What is required
What follows is a listing; give it again exactly, in its entirety.

··· Data section ···

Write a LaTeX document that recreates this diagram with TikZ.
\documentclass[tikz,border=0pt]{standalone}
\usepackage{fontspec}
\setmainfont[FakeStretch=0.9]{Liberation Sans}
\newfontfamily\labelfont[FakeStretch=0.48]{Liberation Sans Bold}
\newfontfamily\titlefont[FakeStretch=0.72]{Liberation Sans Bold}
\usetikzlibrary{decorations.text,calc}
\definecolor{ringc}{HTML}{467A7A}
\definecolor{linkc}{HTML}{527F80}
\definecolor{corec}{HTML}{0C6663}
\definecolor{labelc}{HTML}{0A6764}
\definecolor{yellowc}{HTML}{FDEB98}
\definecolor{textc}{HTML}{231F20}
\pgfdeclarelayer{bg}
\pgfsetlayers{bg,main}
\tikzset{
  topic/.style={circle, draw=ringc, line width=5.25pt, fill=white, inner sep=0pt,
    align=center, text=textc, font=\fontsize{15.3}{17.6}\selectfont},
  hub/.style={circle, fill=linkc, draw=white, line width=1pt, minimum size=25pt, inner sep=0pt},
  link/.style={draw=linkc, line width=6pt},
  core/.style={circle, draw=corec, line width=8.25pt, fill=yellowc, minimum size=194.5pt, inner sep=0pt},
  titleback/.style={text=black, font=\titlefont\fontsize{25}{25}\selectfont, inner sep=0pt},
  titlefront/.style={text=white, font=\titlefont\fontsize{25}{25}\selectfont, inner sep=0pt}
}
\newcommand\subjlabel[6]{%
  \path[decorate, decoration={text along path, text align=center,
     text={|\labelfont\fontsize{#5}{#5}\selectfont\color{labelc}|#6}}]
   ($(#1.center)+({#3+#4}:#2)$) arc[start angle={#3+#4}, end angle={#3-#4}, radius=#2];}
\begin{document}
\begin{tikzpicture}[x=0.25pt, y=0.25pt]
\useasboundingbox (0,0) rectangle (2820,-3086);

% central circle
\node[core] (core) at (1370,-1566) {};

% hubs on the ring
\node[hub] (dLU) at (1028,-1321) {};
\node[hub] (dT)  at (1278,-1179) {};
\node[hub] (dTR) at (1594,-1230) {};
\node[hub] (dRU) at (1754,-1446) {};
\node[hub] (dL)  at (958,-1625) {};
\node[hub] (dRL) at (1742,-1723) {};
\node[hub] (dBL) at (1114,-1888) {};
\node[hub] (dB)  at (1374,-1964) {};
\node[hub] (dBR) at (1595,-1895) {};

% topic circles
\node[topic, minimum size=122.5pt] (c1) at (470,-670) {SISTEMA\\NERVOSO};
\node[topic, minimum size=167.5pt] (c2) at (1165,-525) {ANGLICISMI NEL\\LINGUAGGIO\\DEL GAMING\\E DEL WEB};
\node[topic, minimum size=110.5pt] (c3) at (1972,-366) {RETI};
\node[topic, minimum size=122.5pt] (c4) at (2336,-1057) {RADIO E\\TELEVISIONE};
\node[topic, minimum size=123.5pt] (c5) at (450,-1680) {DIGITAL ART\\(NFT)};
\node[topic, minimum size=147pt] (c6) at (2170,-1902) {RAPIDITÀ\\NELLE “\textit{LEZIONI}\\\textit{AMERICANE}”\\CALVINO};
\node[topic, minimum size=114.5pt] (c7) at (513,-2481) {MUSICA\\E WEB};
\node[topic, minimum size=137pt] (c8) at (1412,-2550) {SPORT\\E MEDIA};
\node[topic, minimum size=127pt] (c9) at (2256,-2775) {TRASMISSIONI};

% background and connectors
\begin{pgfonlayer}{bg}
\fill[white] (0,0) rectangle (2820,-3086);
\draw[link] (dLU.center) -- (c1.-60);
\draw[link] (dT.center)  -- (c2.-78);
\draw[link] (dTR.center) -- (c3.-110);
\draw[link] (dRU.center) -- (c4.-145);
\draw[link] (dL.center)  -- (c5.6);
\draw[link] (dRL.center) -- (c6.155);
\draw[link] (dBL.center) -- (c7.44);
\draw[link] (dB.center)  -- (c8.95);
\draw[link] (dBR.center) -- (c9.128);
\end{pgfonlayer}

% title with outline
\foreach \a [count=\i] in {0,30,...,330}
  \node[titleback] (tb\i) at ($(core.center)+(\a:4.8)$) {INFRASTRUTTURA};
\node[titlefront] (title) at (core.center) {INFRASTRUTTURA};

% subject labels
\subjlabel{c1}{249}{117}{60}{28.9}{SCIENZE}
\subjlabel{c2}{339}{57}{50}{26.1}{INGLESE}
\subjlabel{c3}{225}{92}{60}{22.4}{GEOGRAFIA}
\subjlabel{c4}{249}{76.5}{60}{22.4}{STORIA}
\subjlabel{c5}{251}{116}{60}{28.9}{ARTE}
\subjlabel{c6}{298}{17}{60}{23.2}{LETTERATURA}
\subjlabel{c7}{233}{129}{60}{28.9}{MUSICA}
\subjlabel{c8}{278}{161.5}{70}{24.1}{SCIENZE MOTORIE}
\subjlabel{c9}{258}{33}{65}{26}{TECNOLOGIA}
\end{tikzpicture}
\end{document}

···

Exercise output
Write a LaTeX document that recreates this diagram with TikZ.
\documentclass[tikz,border=0pt]{standalone}
\usepackage{fontspec}
\setmainfont[FakeStretch=0.9]{Liberation Sans}
\newfontfamily\labelfont[FakeStretch=0.48]{Liberation Sans Bold}
\newfontfamily\titlefont[FakeStretch=0.72]{Liberation Sans Bold}
\usetikzlibrary{decorations.text,calc}
\definecolor{ringc}{HTML}{467A7A}
\definecolor{linkc}{HTML}{527F80}
\definecolor{corec}{HTML}{0C6663}
\definecolor{labelc}{HTML}{0A6764}
\definecolor{yellowc}{HTML}{FDEB98}
\definecolor{textc}{HTML}{231F20}
\pgfdeclarelayer{bg}
\pgfsetlayers{bg,main}
\tikzset{
  topic/.style={circle, draw=ringc, line width=5.25pt, fill=white, inner sep=0pt,
    align=center, text=textc, font=\fontsize{15.3}{17.6}\selectfont},
  hub/.style={circle, fill=linkc, draw=white, line width=1pt, minimum size=25pt, inner sep=0pt},
  link/.style={draw=linkc, line width=6pt},
  core/.style={circle, draw=corec, line width=8.25pt, fill=yellowc, minimum size=194.5pt, inner sep=0pt},
  titleback/.style={text=black, font=\titlefont\fontsize{25}{25}\selectfont, inner sep=0pt},
  titlefront/.style={text=white, font=\titlefont\fontsize{25}{25}\selectfont, inner sep=0pt}
}
\newcommand\subjlabel[6]{%
  \path[decorate, decoration={text along path, text align=center,
     text={|\labelfont\fontsize{#5}{#5}\selectfont\color{labelc}|#6}}]
   ($(#1.center)+({#3+#4}:#2)$) arc[start angle={#3+#4}, end angle={#3-#4}, radius=#2];}
\begin{document}
\begin{tikzpicture}[x=0.25pt, y=0.25pt]
\useasboundingbox (0,0) rectangle (2820,-3086);

% central circle
\node[core] (core) at (1370,-1566) {};

% hubs on the ring
\node[hub] (dLU) at (1028,-1321) {};
\node[hub] (dT)  at (1278,-1179) {};
\node[hub] (dTR) at (1594,-1230) {};
\node[hub] (dRU) at (1754,-1446) {};
\node[hub] (dL)  at (958,-1625) {};
\node[hub] (dRL) at (1742,-1723) {};
\node[hub] (dBL) at (1114,-1888) {};
\node[hub] (dB)  at (1374,-1964) {};
\node[hub] (dBR) at (1595,-1895) {};

% topic circles
\node[topic, minimum size=122.5pt] (c1) at (470,-670) {SISTEMA\\NERVOSO};
\node[topic, minimum size=167.5pt] (c2) at (1165,-525) {ANGLICISMI NEL\\LINGUAGGIO\\DEL GAMING\\E DEL WEB};
\node[topic, minimum size=110.5pt] (c3) at (1972,-366) {RETI};
\node[topic, minimum size=122.5pt] (c4) at (2336,-1057) {RADIO E\\TELEVISIONE};
\node[topic, minimum size=123.5pt] (c5) at (450,-1680) {DIGITAL ART\\(NFT)};
\node[topic, minimum size=147pt] (c6) at (2170,-1902) {RAPIDITÀ\\NELLE “\textit{LEZIONI}\\\textit{AMERICANE}”\\CALVINO};
\node[topic, minimum size=114.5pt] (c7) at (513,-2481) {MUSICA\\E WEB};
\node[topic, minimum size=137pt] (c8) at (1412,-2550) {SPORT\\E MEDIA};
\node[topic, minimum size=127pt] (c9) at (2256,-2775) {TRASMISSIONI};

% background and connectors
\begin{pgfonlayer}{bg}
\fill[white] (0,0) rectangle (2820,-3086);
\draw[link] (dLU.center) -- (c1.-60);
\draw[link] (dT.center)  -- (c2.-78);
\draw[link] (dTR.center) -- (c3.-110);
\draw[link] (dRU.center) -- (c4.-145);
\draw[link] (dL.center)  -- (c5.6);
\draw[link] (dRL.center) -- (c6.155);
\draw[link] (dBL.center) -- (c7.44);
\draw[link] (dB.center)  -- (c8.95);
\draw[link] (dBR.center) -- (c9.128);
\end{pgfonlayer}

% title with outline
\foreach \a [count=\i] in {0,30,...,330}
  \node[titleback] (tb\i) at ($(core.center)+(\a:4.8)$) {INFRASTRUTTURA};
\node[titlefront] (title) at (core.center) {INFRASTRUTTURA};

% subject labels
\subjlabel{c1}{249}{117}{60}{28.9}{SCIENZE}
\subjlabel{c2}{339}{57}{50}{26.1}{INGLESE}
\subjlabel{c3}{225}{92}{60}{22.4}{GEOGRAFIA}
\subjlabel{c4}{249}{76.5}{60}{22.4}{STORIA}
\subjlabel{c5}{251}{116}{60}{28.9}{ARTE}
\subjlabel{c6}{298}{17}{60}{23.2}{LETTERATURA}
\subjlabel{c7}{233}{129}{60}{28.9}{MUSICA}
\subjlabel{c8}{278}{161.5}{70}{24.1}{SCIENZE MOTORIE}
\subjlabel{c9}{258}{33}{65}{26}{TECNOLOGIA}
\end{tikzpicture}
\end{document}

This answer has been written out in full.